Esta é a guerra que Jesus legou ao seu pai...

A guerra de Pablo Paredes

Ao lado de Don Fernando está Pablo Paredes, jovem novaiorquino, latino – que se proclama afro-descendente, embora pelos padrões latino-americanos seja branco (?) – filho de portorriqueno com uma equatoriana. Como Jesus, Pablo acreditou que as forças armadas seriam uma saída para o clima de marginalidade e exclusão de Nova York. Engajou-se na US Navy, queria conhecer o Japão e, mais tarde, ir para a universidade. Aos poucos percebeu, porém, o clima de preconceito das forças armadas, como ademais na própria escola americana. A cultura e história da América Latina eram relegadas, em nome de valores exclusivamente americanos. Pablo iniciou sua ação crítica, enfrentando os preconceitos no interior mesmo das forças armadas. Para silenciá-lo começaram as ameaças de ser enviado ao Iraque. Ante a resistência de Pablo, as autoridades militares designaram-no para uma das mais perigosas áreas da resistência iraquiana.

Pablo, coerente e forte, fez o que sabia fazer: resistiu! Foi levado à corte marcial, tornando-se no primeiro objetor de consciência das forças armadas americanas na guerra do Iraque. Cumpriu três meses de trabalhos forçados e mais dois de prisão fechada. A pressão popular nos Estados Unidos e o movimento anti-guerra tornaram seu caso mundialmente conhecido. A figura de Mohamed Ali acompanhava, então, a consciência de Pablo, ciente que as acusações de anti-patriotismo ou de covardia transformavam-se em seu contrário. Aí, em sua resistência, estava a verdadeira coragem de Pablo, sua fortaleza e seu bom combate.

Com Pablo ergueram-se pontes entre o passado e o futuro: a guerra no Vietnã, com seu caráter de apartheid, mandando milhares de negros pobres para a morte enquanto poupava brancos com matrículas nas caras universidades americanas, espelha-se nesta nova guerra, quando latinos pobres substituem a classe média branca americana. Para Pablo as relações entre a Guerra do Vietnã e a Guerra do Iraque são evidentes e centram-se na palavra “imperiaslismo”. Cindy Sheehan, ao lado de Pablo, emenda: “...os Estados Unidos não inventaram o Imperialismo, contudo o aperfeiçoaram!”.

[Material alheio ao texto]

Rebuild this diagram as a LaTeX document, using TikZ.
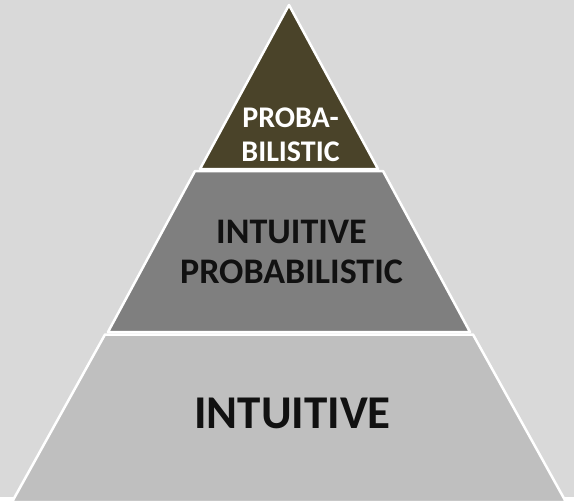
\documentclass[tikz,border=0pt]{standalone}
\usepackage{fontspec}
\setmainfont{Carlito}
\definecolor{backgrey}{HTML}{D9D9D9}
\definecolor{topolive}{HTML}{4A4329}
\definecolor{midgrey}{HTML}{7F7F7F}
\definecolor{lowgrey}{HTML}{BFBFBF}
\definecolor{inkblack}{HTML}{111111}
\usetikzlibrary{positioning}
\tikzstyle{base}=[inner sep=0pt, outer sep=0pt, x=1pt, y=-1pt]
\tikzstyle{tier}=[white, line width=2.5pt, line join=round]
\tikzstyle{tiertext}=[font=\bfseries, align=center]

\begin{document}
\begin{tikzpicture}[base]
    \fill [backgrey] (0,0) rectangle (574,497);
    % the three tiers, bottom to top
    \draw [tier, fill=lowgrey] (105,334.5) -- (473,334.5) -- (566,502) -- (12,502) -- cycle;
    \draw [tier, fill=midgrey] (195,171) -- (383,171) -- (470,332) -- (108,332) -- cycle;
    \draw [tier, fill=topolive] (289,5) -- (378,169) -- (200,169) -- cycle;
    \node (probabilistic) [tiertext, white, font=\bfseries\fontsize{30}{34}\selectfont] at (290.5,135) {PROBA-\\BILISTIC};
    \node (intuitiveprob) [tiertext, inkblack, font=\bfseries\fontsize{36}{40}\selectfont] at (291.5,251.5) {INTUITIVE\\PROBABILISTIC};
    \node (intuitive) [tiertext, inkblack, font=\bfseries\fontsize{47}{56}\selectfont] at (292.5,413) {INTUITIVE};
    \path [use as bounding box] (0,0) rectangle (574,497);
\end{tikzpicture}
\end{document}
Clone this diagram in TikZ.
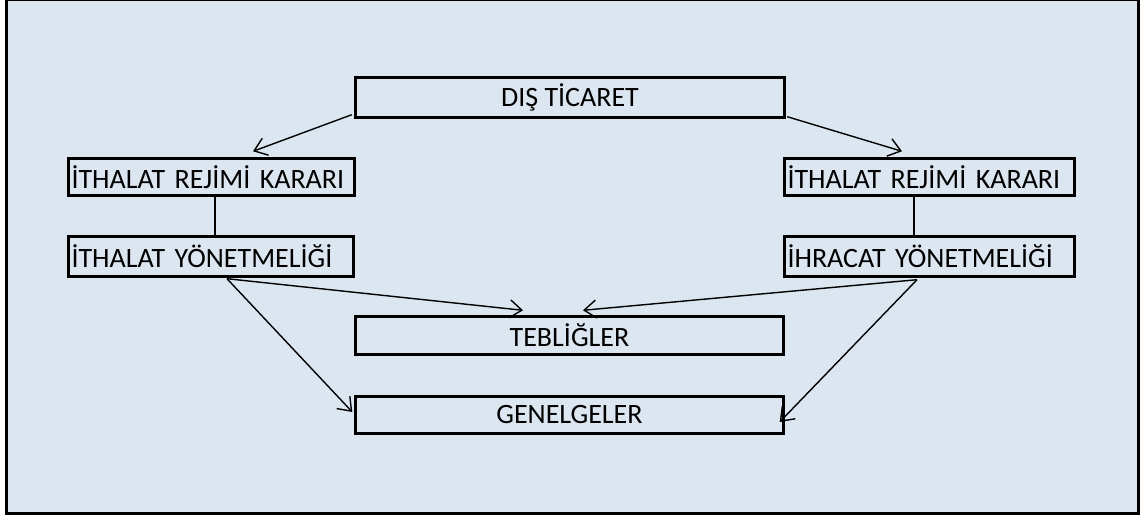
\documentclass[tikz,border=0pt]{standalone}
\usepackage{fontspec}
\setmainfont{Carlito}
\usetikzlibrary{arrows.meta,calc}
\definecolor{panel}{RGB}{220,230,241}
\begin{document}
\begin{tikzpicture}[x=1pt,y=-1pt,
  box/.style={draw=black,line width=3.4pt,fill=panel,inner ysep=0pt,
    font=\fontsize{28}{30}\selectfont},
  midbox/.style={box,inner xsep=0pt,align=center},
  sidebox/.style={box,inner xsep=3pt,align=left},
  link/.style={line width=1.4pt},
  conn/.style={link,-{Straight Barb[length=12pt,width=18pt,line width=1.4pt]}}]
  \useasboundingbox (0,0) rectangle (1140,516);
  % outer panel
  \draw[line width=3pt,fill=panel] (6.5,-0.5) rectangle (1138,513);

  % boxes
  \node[midbox,minimum width=429pt,minimum height=40pt] (dis) at (570,97.5) {DIŞ TİCARET};
  \node[sidebox,text width=280pt,minimum height=37pt] (kl) at (211.5,177) {İTHALAT REJİMİ KARARI};
  \node[sidebox,text width=279pt,minimum height=40pt] (yl) at (211,256.5) {İTHALAT YÖNETMELİĞİ};
  \node[sidebox,text width=284pt,minimum height=37pt] (kr) at (929.5,177) {İTHALAT REJİMİ KARARI};
  \node[sidebox,text width=284pt,minimum height=40pt] (yr) at (929.5,256.5) {İHRACAT YÖNETMELİĞİ};
  \node[midbox,minimum width=428pt,minimum height=38pt] (teb) at (569.5,335.5) {TEBLİĞLER};
  \node[midbox,minimum width=428pt,minimum height=37pt] (gen) at (569.5,415) {GENELGELER};

  % connectors
  \draw[conn] ($(dis.south west)+(-2,-4.5)$) -- ($(kl.north)+(41.5,-5.5)$);
  \draw[conn] ($(dis.south east)+(1,-2.5)$) -- ($(kr.north)+(-27.5,-5.5)$);
  \draw[link] ($(kl.south)+(3.5,0)$) -- ($(yl.north)+(4,0)$);
  \draw[link] ($(kr.south)+(-15.5,0)$) -- ($(yr.north)+(-15.5,0)$);
  \draw[conn] ($(yl.south)+(16,0.5)$) -- ($(teb.north)+(-46.5,-4.5)$);
  \draw[conn] ($(yl.south)+(16,0.5)$) -- ($(gen.west)+(-1.5,-3)$);
  \draw[conn] ($(yr.south)+(-12.5,1.5)$) -- ($(teb.north)+(13.5,-4.5)$);
  \draw[conn] ($(yr.south)+(-12.5,1.5)$) -- ($(gen.east)+(-5.5,7)$);
\end{tikzpicture}
\end{document}
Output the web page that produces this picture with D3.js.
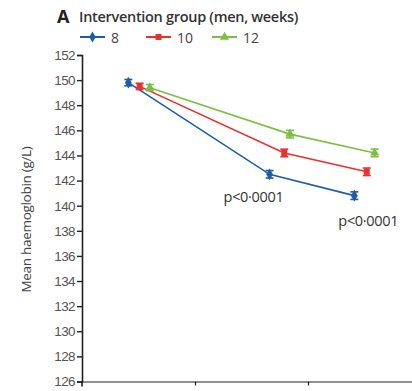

Cindy, Hilary e "Condy": Mulheres americanas

Pelo salão do Caracas Hilton mulheres em rosa – do Pink Code -, com camisetas onde se “Women Say No to War”, organizam a entrevista coletiva de Cindy Shehan. Cindy tornou-se um símbolo mundialmente conhecido da militância anti-guerra quando pediu uma audiência a Bush, que recusou. A partir daí acampou em face do sítio texano do presidente em Crawford, por onde Bush passava todos os dias com os vidros blindados do carro fechados. A partir de então, embora não só por isso, a popularidade de Bush e de sua guerra despencaram. Cyndy, que perdeu Casey no Iraque, ganhou o respeito e o amor de milhões de americanos e de militantes anti-guerra em todo o mundo.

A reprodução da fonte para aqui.